Me: I don't remember inventing any complex step differentiation algorithm.
Pax: Well, an old paper of yours is referenced. Lots of people are using it today.

We now turn to the reverse process of last lecture's topic (it was on integrals), i.e., derivation. While in pure (pen-and-paper) Maths, differentiation is typically easier than integration, numerically, the difficulty is reversed. This is because integration as summing patches of the functions works well with basic continuity properties (e.g., not be discontinuous) while differentiation requires stronger properties, in particular the so-called Lipschitz continuity that limits how fast the function, even though continuous, can change. It also is very fragile to dividing by small numbers although a fairly recent "hack" against has been proposed by making a detour into the complex plane, as we shall see.

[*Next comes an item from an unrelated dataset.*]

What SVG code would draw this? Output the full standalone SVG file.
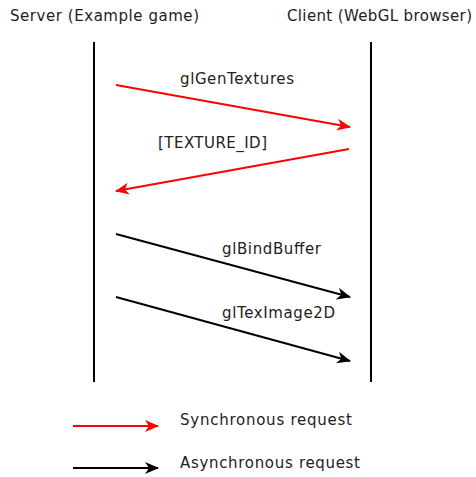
<svg xmlns="http://www.w3.org/2000/svg" width="476" height="477" viewBox="0 0 476 477">
<style>
text{font-family:"DejaVu Sans",sans-serif;font-size:15px;fill:#222}
.life{stroke:#000;stroke-width:2;fill:none}
.sync{stroke:#f00;stroke-width:2;fill:none}
.async{stroke:#000;stroke-width:2;fill:none}
</style>
<defs>
<marker id="ar" viewBox="0 0 14 12" refX="13" refY="6" markerWidth="14" markerHeight="12" markerUnits="userSpaceOnUse" orient="auto"><path d="M0,0 L14,6 L0,12 L4,6 z" fill="#f00"/></marker>
<marker id="ab" viewBox="0 0 14 12" refX="13" refY="6" markerWidth="14" markerHeight="12" markerUnits="userSpaceOnUse" orient="auto"><path d="M0,0 L14,6 L0,12 L4,6 z" fill="#000"/></marker>
</defs>
<g id="server"><text x="10" y="21" textLength="189">Server (Example game)</text><line class="life" x1="94" y1="42" x2="94" y2="382"/></g>
<g id="client"><text x="287" y="21" textLength="185">Client (WebGL browser)</text><line class="life" x1="371" y1="42" x2="371" y2="382"/></g>
<g id="connectors">
<line class="sync" x1="116" y1="85" x2="350" y2="127" marker-end="url(#ar)"/>
<line class="sync" x1="349" y1="149" x2="116" y2="191" marker-end="url(#ar)"/>
<line class="async" x1="116" y1="234" x2="350" y2="297" marker-end="url(#ab)"/>
<line class="async" x1="116" y1="297" x2="350" y2="361" marker-end="url(#ab)"/>
</g>
<g id="labels">
<text x="180" y="84" textLength="114">glGenTextures</text>
<text x="158" y="148" textLength="109">[TEXTURE_ID]</text>
<text x="222" y="254" textLength="99">glBindBuffer</text>
<text x="222" y="318" textLength="113">glTexImage2D</text>
</g>
<g id="legend">
<line class="sync" x1="73" y1="426" x2="158" y2="426" marker-end="url(#ar)"/>
<line class="async" x1="73" y1="468" x2="158" y2="468" marker-end="url(#ab)"/>
<text x="180" y="425" textLength="172">Synchronous request</text>
<text x="180" y="468" textLength="180">Asynchronous request</text>
</g>
</svg>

The basic idea behind differentiation comes from Taylor expansion:

\begin{equation} \tag{1} f(x\pm\epsilon)=f(x)\pm\epsilon f'(x)+{\epsilon^2\over2} f''(x)\pm{\epsilon^3\over6} f'''(x)+o(\epsilon^4) \end{equation}

that we wrote for both $\pm\epsilon$, and using the $o$-notation to mean that terms we neglected are of the order of $\epsilon^4$. From this, one can get the most obvious and natural numerical approximation for the derivative

$$f'(x)\approx\pm{f(x\pm\epsilon)-f(x)\over\epsilon}+o(\epsilon)$$

meaning we can expect an error of the order of $\epsilon$ with this method (namely $\approx{\epsilon\over 2}f''(x)$). We also see here one problem of numerical derivatives, which is that they imply dividing by a small number $h$, which is notoriously unstable and problematic. On the other hand, the numerator itself is a simple, so-called finite difference. We can use the diff command to computes finite differences:

diff(1:.5:10)

returns an array of 18 elements, all equal to 0.5. In this way, it is easy to compute a finite-difference derivative:

plot(diff([sin(pi*x) for x=0:.01:1])./.01)

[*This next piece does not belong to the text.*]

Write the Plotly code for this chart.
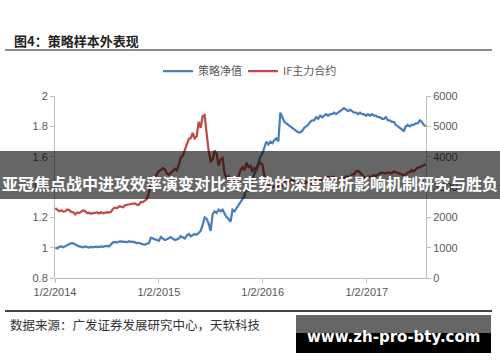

This is a cosine. Importantly for numerical methods, one should look for simple tricks that maximise numerical accuracies. Observe, indeed, how one can sneakily cancel the $\epsilon^2$ term from (1) by subtracting $f(x-\epsilon)$ from $f(x+\epsilon)$:

$$f(x+\epsilon)-f(x-\epsilon)=2\epsilon f'(x)+{\epsilon^3\over 3}{f'''(x)}+o(\epsilon^3)$$

so that we have a much better approximation by computing with this slight variation:

$$f'(x)={f(x+\epsilon)-f(x-\epsilon)\over 2\epsilon}+o(\epsilon^2)$$

since $\epsilon^2\ll\epsilon$. The computational cost is the same, the numerical gain is considerable. Let's write a function. We'll it call Dl for "Differentiate list":

function Dl(f, δx, method="central")
    if method=="left"
        diff(f)/δx
    elseif method=="central"
        [f[i+1]-f[i-1] for i=2:length(f)-1]/(2*δx)
    end
end

Let us compare the two methods for

δx=0.01;
mysin=[sin(pi*x) for x in 0:δx:1]

We find fairly identical-looking results:

plot([Dl(mysin,δx,"central"), Dl(mysin,δx,"left")], legend=false)
Screenshot 21-02-2020 193810.jpg

The above comparison is actually not quite correct since the lists are of different size: the left method removes one point (the last one) while the central method removes two (the first and the last one), so they shouldn't be simply overlapped but also aligned; the difference would become significative with larger steps:

δx=0.1;
plot([((δx:δx:1-δx), Dl(mysin,δx,"central")),
      ((0:δx:1-δx), Dl(mysin,δx,"left"))],
      legend=false)
 
plot!(x-> pi*cos(pi*x), 0:.01:1, lc=:red, ls=:dashdotdot, la=.5, lw=3,
             xlabel="x", ylabel="sin(pi x)'", label="exact", dpi=200)
Screenshot 20210317 174231.png

Derivatives of $\sin(\pi x)$ with a large step: the central method is incredibly accurate!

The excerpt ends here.